Saturday, March 12, 2022

QOTD -- Putin's Miscalculation

 

"You have an autocrat in power—or even now a despot—making decisions completely by himself. Does he get input from others? Perhaps. We don’t know what the inside looks like. Does he pay attention? We don’t know. Do they bring him information that he doesn’t want to hear? That seems unlikely. Does he think he knows better than everybody else? That seems highly likely. Does he believe his own propaganda or his own conspiratorial view of the world? That also seems likely. These are surmises. Very few people talk to Putin, either Russians on the inside or foreigners. [snip]
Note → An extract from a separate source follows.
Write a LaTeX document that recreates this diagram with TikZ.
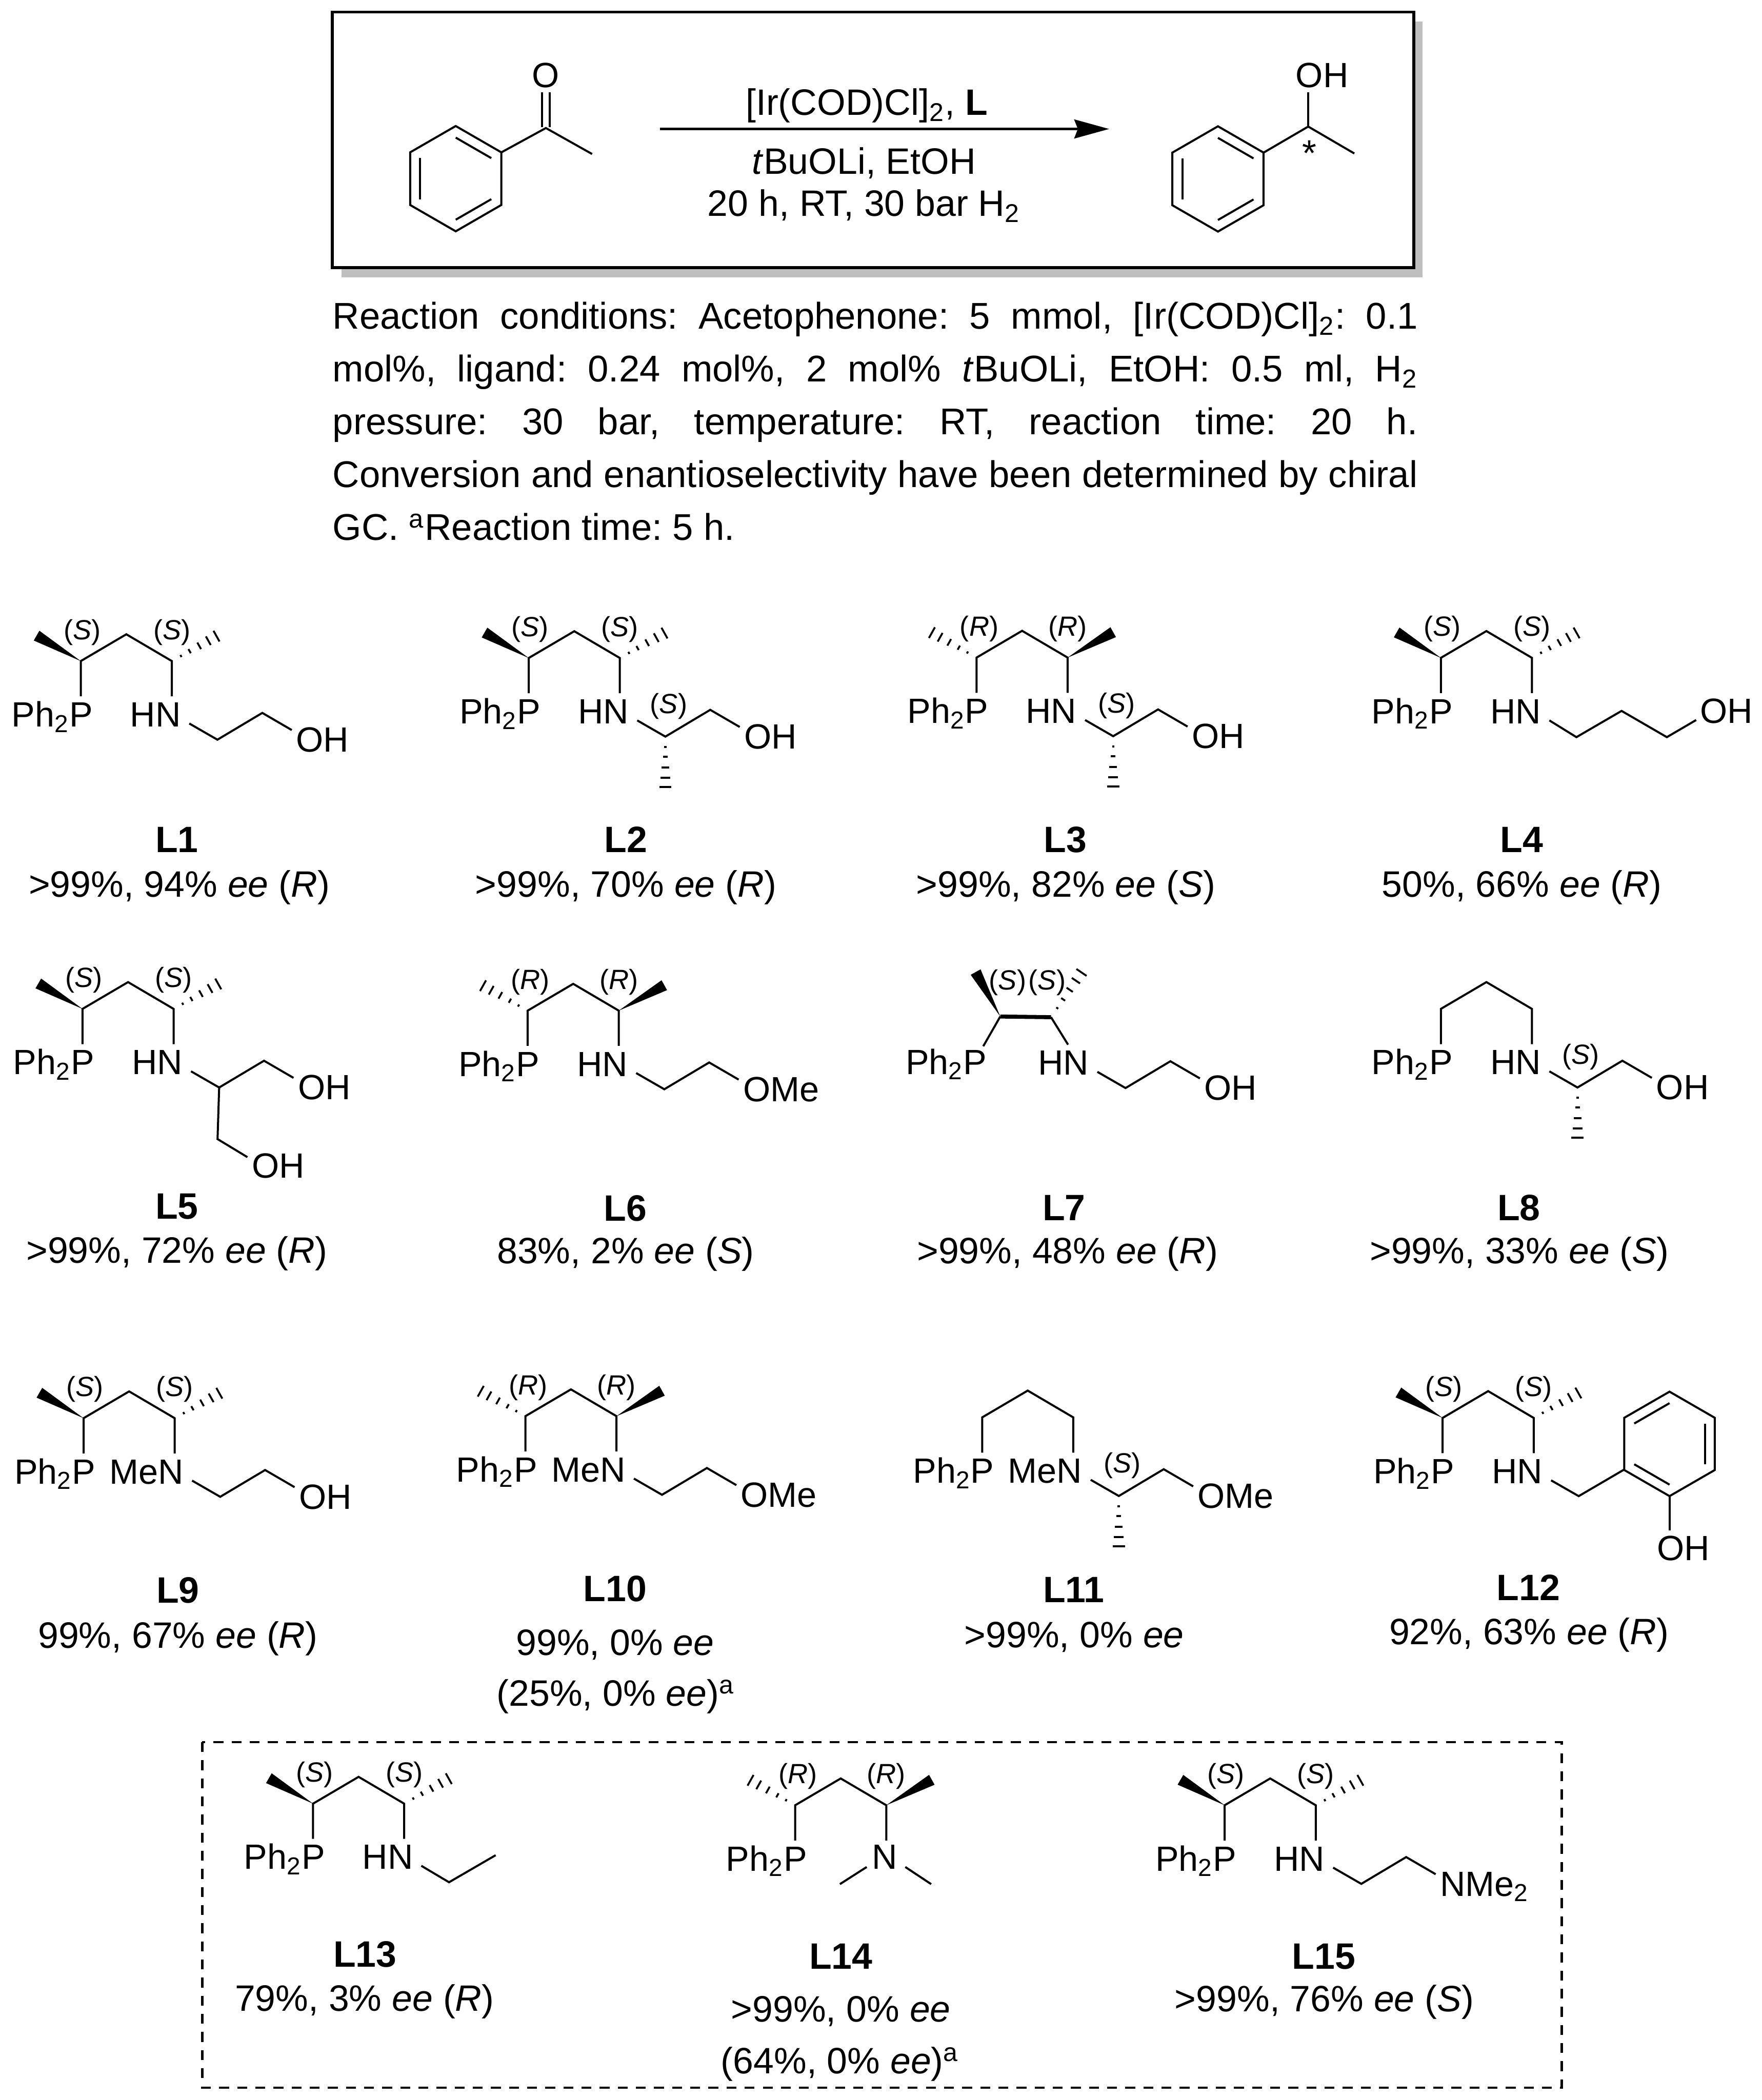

"The biggest surprise for Putin, of course, was the West. All the nonsense about how the West is decadent, the West is over, the West is in decline, how it’s a multipolar world and the rise of China, et cetera: all of that turned out to be bunk. The courage of the Ukrainian people and the bravery and smarts of the Ukrainian government, and its President, Zelensky, galvanized the West to remember who it was. And that shocked Putin! That’s the miscalculation." -- Stephen Kotkin, scholar of Russian history, in a New Yorker interview with David Remnick, "The Weakness of a Despot."  The interview also delves into the threat that a cornered Putin poses, and how the Biden Administration has been dealing with that dynamic.


2 comments:

Infidel753 said...

The biggest surprise for Putin, of course, was the West

And they always do this. Every despot believes democracies are decadent and weak, and then learns the hard way how wrong he was. Kaiser Wilhelm II did it. Hitler did it. The imperial Japanese junta did it. Saddam Hussein did it. Now Tin-of-Pu is doing it. One despot after another does this and then gets his ass kicked by those same democracies. And then the next despot comes along and makes the exact same mistake. They must be idiots.

Kwark said...

That sounds good but it's not clear to me that the "resilience" of the West will work any miracles for Ukraine. As ugly a mess as Ukraine is for Putin and his military it seems like there remains a chance that in the process of destroying the country they'll manage to sufficiently paralyze what's left, giving them just enough breathing room to declare a victory of sorts and install a puppet government that will pretend to rule over what's left. . . for a while. Seems like Afghanistan.